The First Department, in a full-fledged opinion by Justice Higgitt, reversing Supreme Court and remanding the matter, determined that whether the judgment debtor was entitled to restitution based on the reversal of a restraining notice and whether the plaintiff is entitled to an installment payment order were not decided by the reversal, but rather were discretionary issues to be resolved on remand.

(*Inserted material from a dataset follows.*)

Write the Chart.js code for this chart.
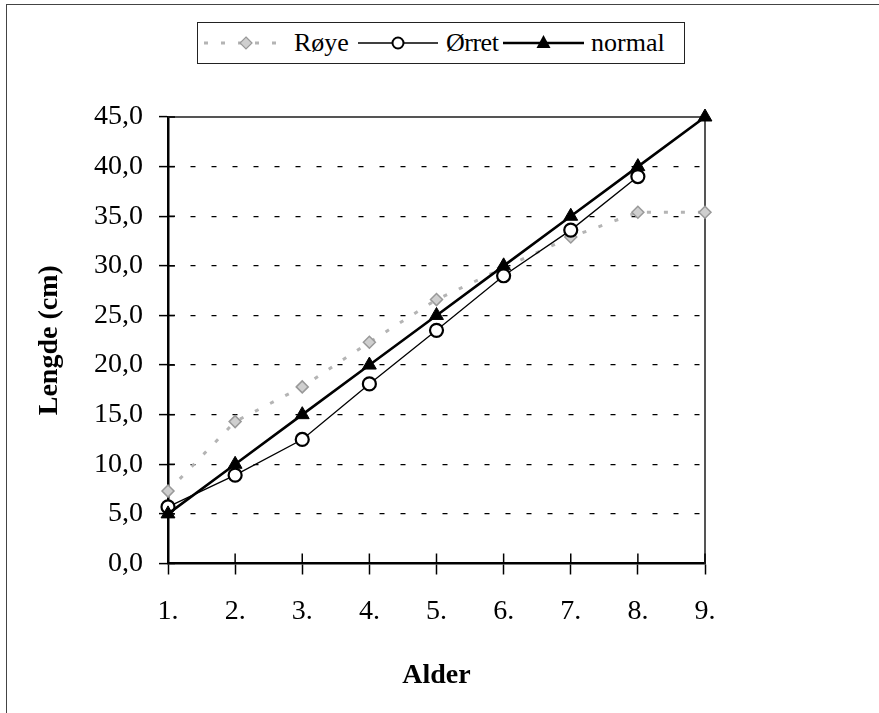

The facts are too complex to fairly summarize here:
… CPLR 5015(d) provides that, “[w]here a judgment or order is set aside or vacated, the court may direct and enforce restitution in like manner and subject to the same conditions as where a judgment is reversed or modified on appeal.” … Thus, “CPLR 5015[d] empowers a court that has set aside a judgment or order to restore the parties to the position they were in prior to its rendition, consistent with the court’s general equitable powers” … . The essential inquiry for a court addressing a request for the equitable remedy of restitution is whether it is against equity and good conscious to permit a party to retain the money that is sought to be recovered … . The determination whether to award restitution is committed to the trial court’s discretion … . * * *
Contrary to defendant’s contention that an installment payment order cannot be directed at funds exempt from execution under CPLR 5231 (i.e., 90% of his monthly disability insurance payments), such an order is the expedient for accessing exempt income … . As Professor Siegel stated long ago, “[o]ne of [CPLR 5226’s] prime uses is in that situation . . . where it appears that the judgment debtor can afford more than the 10% to which the income execution is limited” … . Thus, “[t]he court on the [CPLR 5226] motion can direct the debtor to make regular payments to the judgment creditor in any sum it finds the debtor able to afford, not limited by the 10% that restricts the income execution of CPLR 5231” … . Hamway v Sutton, 2025 NY Slip Op 01062, First Dept 2-25-25
Practice Point: Although this opinion is fact-specific, it includes the criteria for some fundamental debtor-creditor issues, i.e., the amount of monthly disability insurance payments which is available to a judgment debtor, the income-sources which are available to a judgment debtor, whether a plaintiff is entitled to an installment payment order, the criteria for a court’s discretionary determination of the amount a judgment debtor can afford to pay every month, etc.